LIBNDCTL: btt creation example

Similar to namespaces an idle BTT device is automatically created per region.  Each time this seed" btt device is configured and enabled a new seed is created.  Creating a BTT configuration involves two steps of finding and idle BTT and assigning it to consume a PMEM or BLK namespace.

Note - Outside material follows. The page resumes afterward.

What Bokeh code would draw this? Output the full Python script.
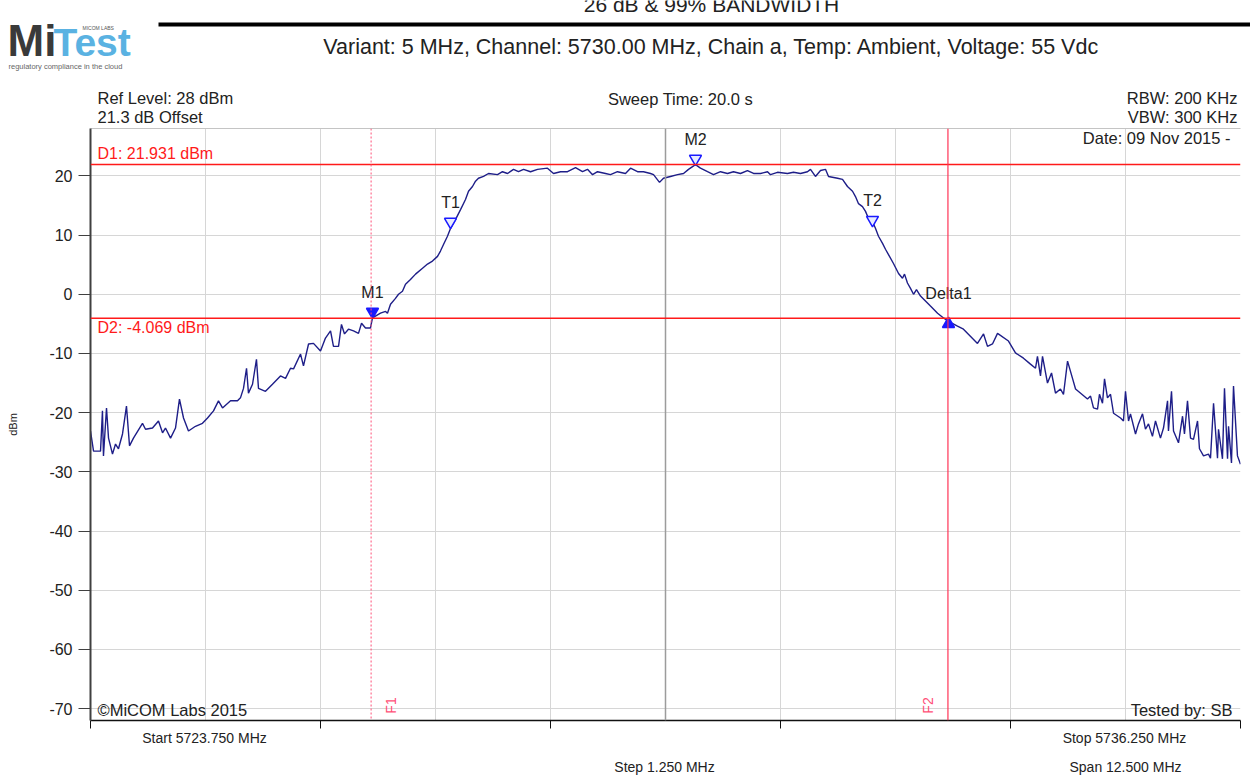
import math
from bokeh.plotting import figure
from bokeh.layouts import column, row
from bokeh.models import Range1d, FixedTicker, Span, Label, BoxAnnotation, LinearAxis, ColumnDataSource
from bokeh.embed import file_html
from bokeh.resources import INLINE
from bokeh.core.properties import value

# ---------------- data ----------------
freq_mhz = [
    5723.750, 5723.783, 5723.859, 5723.880, 5723.891, 5723.924, 5723.946, 5723.989, 5724.022, 5724.054,
    5724.098, 5724.141, 5724.174, 5724.217, 5724.315, 5724.348, 5724.424, 5724.489, 5724.533, 5724.565,
    5724.620, 5724.674, 5724.717, 5724.761, 5724.815, 5724.891, 5724.967, 5725.022, 5725.087, 5725.141,
    5725.185, 5725.272, 5725.348, 5725.380, 5725.413, 5725.446, 5725.467, 5725.511, 5725.554, 5725.576,
    5725.652, 5725.728, 5725.815, 5725.870, 5725.924, 5725.957, 5726.033, 5726.065, 5726.120, 5726.174,
    5726.250, 5726.304, 5726.359, 5726.391, 5726.446, 5726.478, 5726.511, 5726.554, 5726.609, 5726.663,
    5726.696, 5726.739, 5726.793, 5726.815, 5726.902, 5726.957, 5726.978, 5727.011, 5727.065, 5727.098,
    5727.141, 5727.174, 5727.228, 5727.283, 5727.359, 5727.413, 5727.467, 5727.522, 5727.554, 5727.587,
    5727.630, 5727.663, 5727.717, 5727.772, 5727.826, 5727.859, 5727.902, 5727.935, 5727.967, 5728.022,
    5728.076, 5728.174, 5728.228, 5728.283, 5728.348, 5728.402, 5728.457, 5728.533, 5728.609, 5728.717,
    5728.783, 5728.859, 5728.935, 5729.022, 5729.098, 5729.152, 5729.207, 5729.261, 5729.348, 5729.402,
    5729.478, 5729.565, 5729.620, 5729.696, 5729.761, 5729.837, 5729.870, 5729.935, 5729.978, 5730.054,
    5730.130, 5730.196, 5730.250, 5730.326, 5730.380, 5730.457, 5730.522, 5730.598, 5730.674, 5730.739,
    5730.815, 5730.891, 5730.957, 5731.033, 5731.109, 5731.141, 5731.217, 5731.326, 5731.391, 5731.467,
    5731.543, 5731.576, 5731.630, 5731.685, 5731.739, 5731.772, 5731.870, 5731.924, 5731.978, 5732.033,
    5732.065, 5732.098, 5732.141, 5732.174, 5732.207, 5732.250, 5732.283, 5732.315, 5732.359, 5732.391,
    5732.424, 5732.478, 5732.533, 5732.576, 5732.598, 5732.630, 5732.663, 5732.696, 5732.728, 5732.772,
    5732.804, 5732.880, 5732.957, 5733.022, 5733.076, 5733.174, 5733.239, 5733.391, 5733.457, 5733.500,
    5733.554, 5733.609, 5733.728, 5733.804, 5733.891, 5733.967, 5734.022, 5734.043, 5734.076, 5734.098,
    5734.152, 5734.196, 5734.239, 5734.293, 5734.326, 5734.370, 5734.424, 5734.457, 5734.587, 5734.620,
    5734.652, 5734.696, 5734.717, 5734.750, 5734.772, 5734.804, 5734.837, 5734.870, 5734.946, 5734.978,
    5735.000, 5735.033, 5735.054, 5735.109, 5735.141, 5735.185, 5735.217, 5735.250, 5735.293, 5735.326,
    5735.380, 5735.413, 5735.457, 5735.467, 5735.500, 5735.522, 5735.576, 5735.620, 5735.641, 5735.674,
    5735.707, 5735.739, 5735.783, 5735.804, 5735.848, 5735.902, 5735.924, 5735.957, 5736.000, 5736.011,
    5736.054, 5736.076, 5736.109, 5736.120, 5736.152, 5736.174, 5736.217, 5736.250,
]
level_dbm = [
    -23.1, -26.5, -26.5, -19.7, -27.3, -19.2, -24.3, -27.0, -25.3, -26.1,
    -23.6, -18.9, -25.6, -24.3, -21.8, -22.8, -22.6, -21.4, -23.4, -22.6,
    -24.3, -22.6, -17.7, -20.9, -23.1, -22.3, -21.8, -20.9, -19.7, -18.0,
    -19.2, -18.0, -18.0, -17.5, -15.9, -12.5, -16.7, -15.2, -11.0, -15.9,
    -16.4, -15.2, -13.8, -14.2, -12.5, -12.6, -10.1, -12.1, -8.4, -8.3,
    -9.6, -7.4, -6.2, -8.8, -8.8, -5.1, -6.7, -5.9, -6.2, -6.6,
    -4.9, -5.7, -5.7, -4.0, -3.2, -2.9, -3.2, -1.7, -0.7, 0.0,
    0.5, 1.7, 2.5, 3.4, 4.4, 5.1, 5.6, 6.4, 7.3, 8.4,
    9.8, 11.1, 12.6, 14.3, 16.0, 17.4, 18.2, 19.1, 19.6, 19.9,
    20.4, 20.2, 20.7, 20.4, 21.1, 20.7, 21.1, 20.7, 21.1, 21.3,
    20.4, 20.7, 20.7, 21.4, 20.7, 21.1, 20.2, 20.7, 20.4, 20.2,
    20.7, 20.4, 21.3, 20.7, 20.7, 20.4, 20.2, 18.9, 19.6, 19.9,
    20.2, 20.4, 21.1, 21.9, 21.3, 20.7, 20.2, 20.7, 20.4, 20.7,
    20.4, 20.9, 20.4, 20.4, 20.7, 20.2, 20.6, 20.4, 20.6, 20.4,
    20.7, 21.1, 19.9, 20.9, 21.1, 19.9, 19.6, 19.4, 18.2, 17.4,
    16.5, 15.3, 14.8, 14.0, 12.8, 12.3, 11.1, 9.8, 8.6, 7.6,
    6.7, 5.2, 3.5, 2.7, 3.4, 1.9, 1.0, 0.0, 0.8, -0.3,
    -0.8, -2.0, -3.2, -4.0, -4.6, -5.4, -5.9, -8.3, -6.7, -8.8,
    -8.4, -6.6, -7.9, -9.9, -10.8, -11.8, -12.5, -10.5, -13.8, -10.5,
    -15.0, -13.3, -16.7, -16.0, -16.9, -11.3, -14.2, -16.0, -17.7, -17.2,
    -19.2, -19.4, -16.9, -18.4, -14.3, -17.5, -16.9, -20.1, -20.9, -21.4,
    -16.4, -21.4, -20.2, -23.6, -21.9, -20.2, -22.8, -21.9, -24.0, -21.4,
    -24.3, -22.6, -18.0, -23.1, -16.4, -23.1, -25.1, -20.6, -23.6, -18.0,
    -24.3, -24.5, -21.4, -26.1, -27.3, -27.0, -27.7, -18.4, -27.7, -22.8,
    -27.8, -15.9, -27.8, -22.3, -28.5, -15.5, -27.3, -28.7,
]
assert len(freq_mhz) == len(level_dbm)

marker_names = ["M1", "T1", "M2", "T2", "Delta1"]
marker_freqs = [5726.815, 5727.663, 5730.326, 5732.250, 5733.076]
marker_levels = [-3.9, 11.3, 21.931, 11.6, -4.07]
marker_filled = [True, False, False, False, True]
marker_up = [False, False, False, False, True]

d1_level = 21.931
d2_level = -4.069
f1_freq = 5726.80
f2_freq = 5733.07

start_freq, stop_freq = 5723.75, 5736.25
center_freq = 5730.0
y_bottom, y_top = -72, 28
y_ticks = [-70, -60, -50, -40, -30, -20, -10, 0, 10, 20]
x_axis_ticks = [5723.75, 5726.25, 5728.75, 5731.25, 5733.75, 5736.25]
x_grid_ticks = [5725.0, 5726.25, 5727.5, 5728.75, 5730.0, 5731.25, 5732.5, 5733.75, 5735.0]

# ---------------- layout geometry (page pixels) ----------------
W = 1250
HEAD_H = 124            # header strip
FL, FT, FW, FH = 90, 128, 1150, 592   # plot frame
MAIN_BOTTOM = 10
MAIN_H = (FT - HEAD_H) + FH + MAIN_BOTTOM
FOOT_TOP = HEAD_H + MAIN_H
FOOT_H = 777 - FOOT_TOP
FONT = "Liberation Sans"
TXT = "#222222"


def strip(height):
    f = figure(width=W, height=height, output_backend="svg", toolbar_location=None,
               x_range=Range1d(0, W), y_range=Range1d(height, 0),
               x_axis_type=None, y_axis_type=None,
               min_border_left=0, min_border_right=0, min_border_top=0, min_border_bottom=0)
    f.grid.visible = False
    f.outline_line_color = None
    f.background_fill_color = "white"
    f.border_fill_color = "white"
    return f


def put(fig, text, x, y, size="16.5px", align="left", color=TXT, baseline="middle",
        angle=0, style="normal", font=FONT):
    fig.add_layout(Label(x=x, y=y, text=text, text_align=align, text_baseline=baseline,
                         text_font=font, text_font_size=size, text_color=color, angle=angle,
                         text_font_style=style))


# ---------------- header ----------------
head = strip(HEAD_H)
head.add_layout(BoxAnnotation(left=158, right=W, top=22, bottom=26,
                              fill_color="black", fill_alpha=1.0, line_color=None))
put(head, "26 dB & 99% BANDWIDTH", 711, 4, size="21px", align="center")
put(head, "Variant: 5 MHz, Channel: 5730.00 MHz, Chain a, Temp: Ambient, Voltage: 55 Vdc",
    711, 46, size="21.5px", align="center")
# logo
put(head, "Mi", 7, 40, size="44px", color="#3a3a3a", style="bold")
put(head, "Test", 53, 42, size="39px", color="#5ab2e2", style="bold")
put(head, "MICOM LABS", 82, 27, size="5px", color="#555555")
put(head, "regulatory compliance in the cloud", 8, 66, size="7.5px", color="#666666")
# instrument settings
put(head, "Ref Level: 28 dBm", 97, 97)
put(head, "21.3 dB Offset", 97, 116)
put(head, "Sweep Time: 20.0 s", 680, 98, align="center")
put(head, "RBW: 200 KHz", 1237, 97, align="right")
put(head, "VBW: 300 KHz", 1237, 116, align="right")

# ---------------- main plot ----------------
p = figure(width=W, height=MAIN_H, output_backend="svg", toolbar_location=None,
           x_range=Range1d(start_freq, stop_freq), y_range=Range1d(y_bottom, y_top),
           min_border_left=FL, min_border_right=W - FL - FW,
           min_border_top=FT - HEAD_H, min_border_bottom=MAIN_BOTTOM)
p.outline_line_color = None
p.background_fill_color = "white"
p.border_fill_color = "white"


def fx(px):
    return start_freq + (px - FL) * (stop_freq - start_freq) / FW


def fy(py):
    return y_top - (py - FT) * (y_top - y_bottom) / FH


p.yaxis.ticker = FixedTicker(ticks=y_ticks)
p.yaxis.major_label_overrides = {t: str(t) for t in y_ticks}
p.yaxis.major_tick_out = 12
p.yaxis.major_tick_in = 0
p.yaxis.minor_tick_line_color = None
p.yaxis.major_label_standoff = 6
p.yaxis.axis_line_width = 2
p.yaxis.axis_line_color = "#404040"
p.yaxis.major_tick_line_color = "#404040"
p.yaxis.major_label_text_font = FONT
p.yaxis.major_label_text_font_size = "16px"
p.yaxis.major_label_text_color = TXT
p.yaxis.axis_label = "dBm"
p.yaxis.axis_label_text_font = FONT
p.yaxis.axis_label_text_font_size = "11px"
p.yaxis.axis_label_text_font_style = "normal"
p.yaxis.axis_label_text_color = TXT
p.yaxis.axis_label_standoff = 27

p.xaxis.ticker = FixedTicker(ticks=x_axis_ticks)
p.xaxis.major_tick_out = 8
p.xaxis.major_tick_in = 0
p.xaxis.minor_tick_line_color = None
p.xaxis.major_label_standoff = 0
p.xaxis.major_label_text_font_size = "1px"
p.xaxis.major_label_text_color = None
p.xaxis.axis_line_color = "#111111"
p.xaxis.axis_line_width = 1.5
p.xaxis.major_tick_line_color = "#111111"

top_axis = LinearAxis(ticker=FixedTicker(ticks=[]), axis_line_color="#c4c4c4",
                      major_tick_line_color=None, minor_tick_line_color=None,
                      major_label_text_font_size="1px", major_label_text_color=None)
p.add_layout(top_axis, "above")

p.xgrid.ticker = FixedTicker(ticks=x_grid_ticks)
p.ygrid.ticker = FixedTicker(ticks=y_ticks)
p.xgrid.grid_line_color = "#d6d6d6"
p.ygrid.grid_line_color = "#d6d6d6"
p.add_layout(Span(location=center_freq, dimension="height", line_color="#9c9c9c", line_width=1.5))

p.add_layout(Span(location=d1_level, dimension="width", line_color="#ff1a1a", line_width=1.5))
p.add_layout(Span(location=d2_level, dimension="width", line_color="#ff1a1a", line_width=1.5))
p.add_layout(Span(location=f1_freq, dimension="height", line_color="#ff4f77", line_width=1, line_dash="2 2"))
p.add_layout(Span(location=f2_freq, dimension="height", line_color="#ff3355", line_width=1.2))

p.line(freq_mhz, level_dbm, line_color="#1e1e88", line_width=1.4)

tri_shift = 0.95  # dB, so that the triangle tip sits on the point
src = ColumnDataSource(dict(
    x=marker_freqs,
    y=[l - tri_shift if up else l + tri_shift for l, up in zip(marker_levels, marker_up)],
    ly=marker_levels,
    name=marker_names,
    marker=["triangle" if up else "inverted_triangle" for up in marker_up],
    fill=["#1a1aff" if f else "#e8ecff" for f in marker_filled],
))
p.scatter(x="x", y="y", marker="marker", size=12, fill_color="fill", line_color="#1a1aff",
          line_width=1.5, source=src)
p.text(x="x", y="ly", text="name", source=src, y_offset=-25, text_align="center",
       text_baseline="middle", text_font=value(FONT), text_font_size="16px", text_color=TXT)

put(p, "Date: 09 Nov 2015 -", fx(1230), fy(137), align="right")
put(p, "D1: 21.931 dBm", fx(97), fy(153), size="16px", color="#ff1a1a")
put(p, "D2: -4.069 dBm", fx(97), fy(327), size="16px", color="#ff1a1a")
put(p, "\u00a9MiCOM Labs 2015", fx(97), fy(709))
put(p, "Tested by: SB", fx(1232), fy(709), align="right")
put(p, "F1", fx(390), fy(705), size="14px", align="center", color="#ff4f77", angle=math.pi / 2)
put(p, "F2", fx(927), fy(705), size="14px", align="center", color="#ff4f77", angle=math.pi / 2)

# ---------------- footer ----------------
foot = strip(FOOT_H)
put(foot, "Start 5723.750 MHz", 204, 737 - FOOT_TOP, size="14px", align="center")
put(foot, "Stop 5736.250 MHz", 1124, 737 - FOOT_TOP, size="14px", align="center")
put(foot, "Step 1.250 MHz", 664, 766 - FOOT_TOP, size="14px", align="center")
put(foot, "Span 12.500 MHz", 1125, 766 - FOOT_TOP, size="14px", align="center")

# header and footer are wrapped in rows so that their frames keep their own full width
layout = column(row(head, spacing=0), p, row(foot, spacing=0), spacing=0)
open("out.html", "w").write(file_html(layout, INLINE))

static struct ndctl_btt *get_idle_btt(struct ndctl_region *region)

{

struct ndctl_btt *btt;

ndctl_btt_foreach(region, btt)

if (!ndctl_btt_is_enabled(btt)

&& !ndctl_btt_is_configured(btt))

return btt;

return NULL;

}

static int configure_btt(struct ndctl_region *region,

struct btt_parameters *parameters)

{

btt = get_idle_btt(region);

ndctl_btt_set_uuid(btt, parameters->uuid);

ndctl_btt_set_sector_size(btt, parameters->sector_size);

ndctl_btt_set_namespace(btt, parameters->ndns);

/* turn off raw mode device */

ndctl_namespace_disable(parameters->ndns);

/* turn on btt access */

ndctl_btt_enable(btt);

}

Once instantiated a new inactive btt seed device will appear underneath the region. Once a "namespace" is removed from a BTT that instance of the BTT device will be deleted or otherwise reset to default values.  This deletion is only at the device model level.  In order to destroy a BTT the "info block" needs to be destroyed.  Note, that to destroy a BTT the media needs to be written in raw mode.  By default, the kernel will autodetect the presence of a BTT and disable raw mode.  This autodetect behavior can be suppressed by enabling raw mode for the namespace via the ndctl_namespace_set_raw_mode() API.